In a similar vein he toured Labour associations, occasionally helped by Douglas Alexander, a young Scottish lawyer crafting his speeches, damning the ‘markets [which] cannot educate’ and urging investment in British technology to fill the country’s ‘innovation gap’ and ‘training gap’. His campaign was not universally applauded by his colleagues. He was accused of being an effective critic, delivering coruscating diatribes against Thatcherism, but providing few new ideas for a cure. He spoke fluently, full of certainties, simultaneously as a moderniser and a traditionalist, but seemed uncertain about the consequences of his proposals. His reputation rested on his industry, but the party’s intellectuals wanted a heavyweight, left-wing analysis of Thatcherism. They questioned whether Brown was merely a Labour loyalist, promising the creation of ‘economic powerhouses’ to create jobs and an end of unemployment, or an original thinker. His journalistic, broad-brush approach to politics, rarely arguing about socialist philosophy, was proof for his critics of frivolity. ‘He has a moral revulsion against the government,’ wrote Paul Addison, ‘but you felt he would only offer a more decent form of Thatcherism in its place. It’s no longer really a socialist solution.’

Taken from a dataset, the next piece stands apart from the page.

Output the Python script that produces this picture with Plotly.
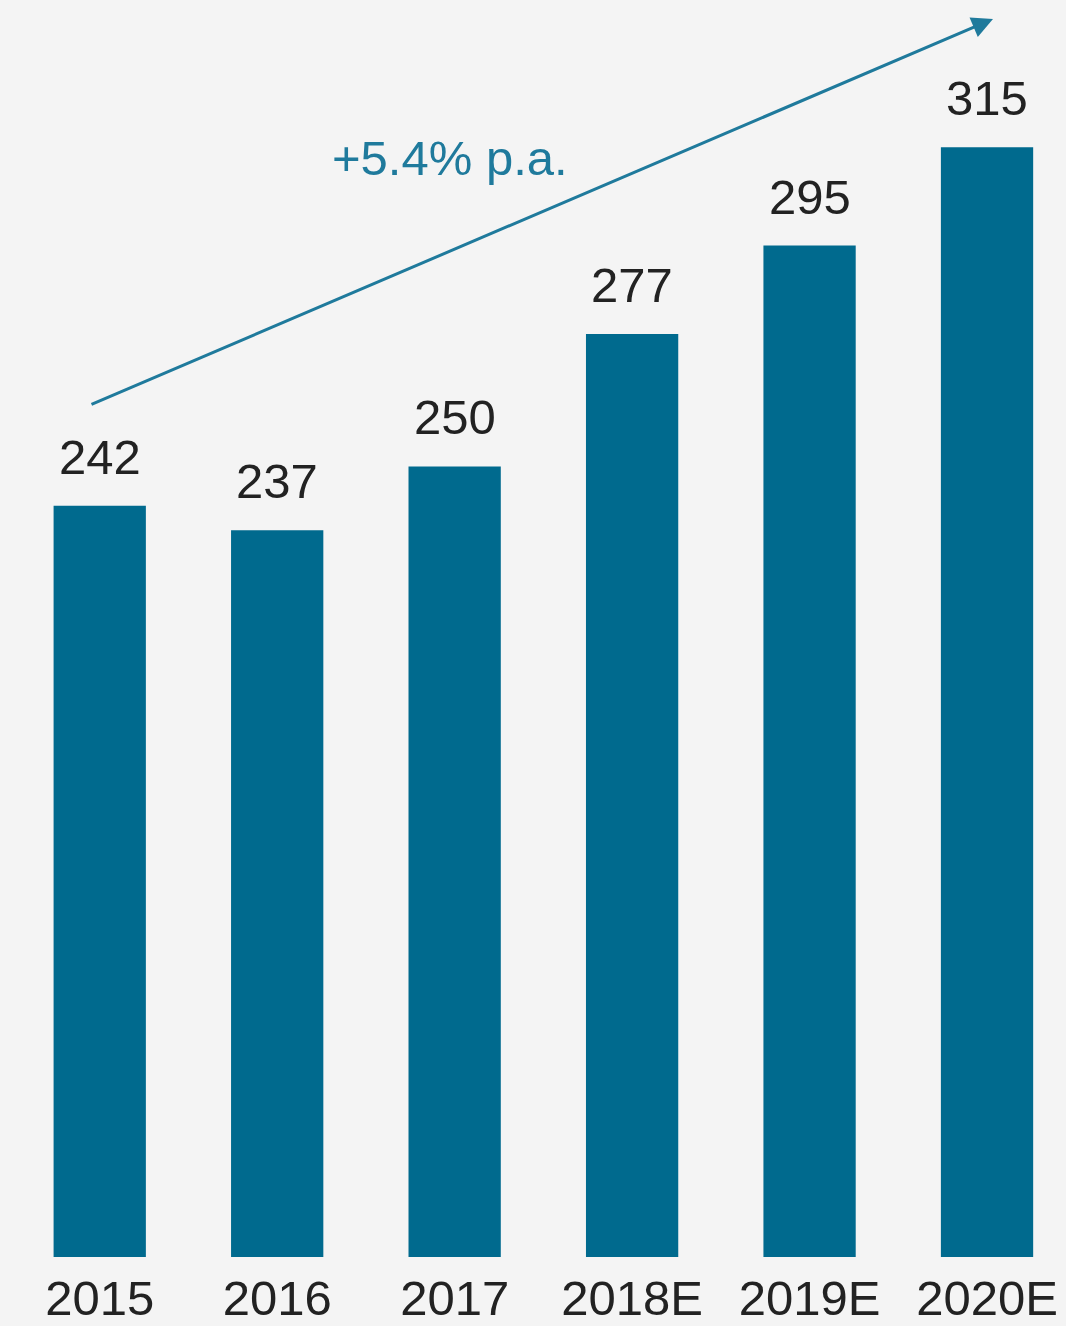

Brown hated any criticism, and these attacks were particularly serious. His reaction was noticeable. The formerly witty, approachable man was gradually assuming the posture of a burdened statesman. To prove his suitability for power and to protect himself from making mistakes, he adopted a new gravitas in order to help establish Labour’s reputation for competence. Journalists travelling with him noticed how his good humour evaporated when a camera appeared, and despite his friendship with an interviewer, a sheet of plate glass would suddenly seem to separate the two. Anxious to micro-manage his appearances, Brown adopted a habit of robotic repetition. One memorable example of his repeated attempts to manipulate the agenda occurred during an interview with David Frost. In reply to an enquiry, Brown said, ‘That isn’t the question.’ Frost retorted, ‘Yes it is, because I just asked it.’ The mystery for his new audience was whether Gordon Brown would emerge as an undisputed leader thanks to some hitherto unseen magic, or whether the enigma merely masked blandness.
His opportunity to disarm the cynics came on 5 October 1990, the last day of the Labour Party conference in Blackpool. After many bitter arguments, Margaret Thatcher had reluctantly announced that Britain would join the ERM, at the rate of £1 for DM 2.95. Critics immediately predicted disaster, believing that the pound was overvalued. The prime minister was beleaguered. By contrast, Smith and Brown appeared serene. Labour’s lead in the polls had soared to double figures, and the party leadership, convinced of the country’s weariness with Thatcher, believed that electoral victory was inevitable. The question was whether Labour would support the government’s application to join the ERM at the high exchange rate. Most people were unaware that a year earlier, John Smith had quietly announced his support. At 4 p.m. on the last day of the conference, Roy Hattersley called Smith. ‘What’s our policy on ERM?’ he asked. ‘No alternative but to support the government,’ said Smith.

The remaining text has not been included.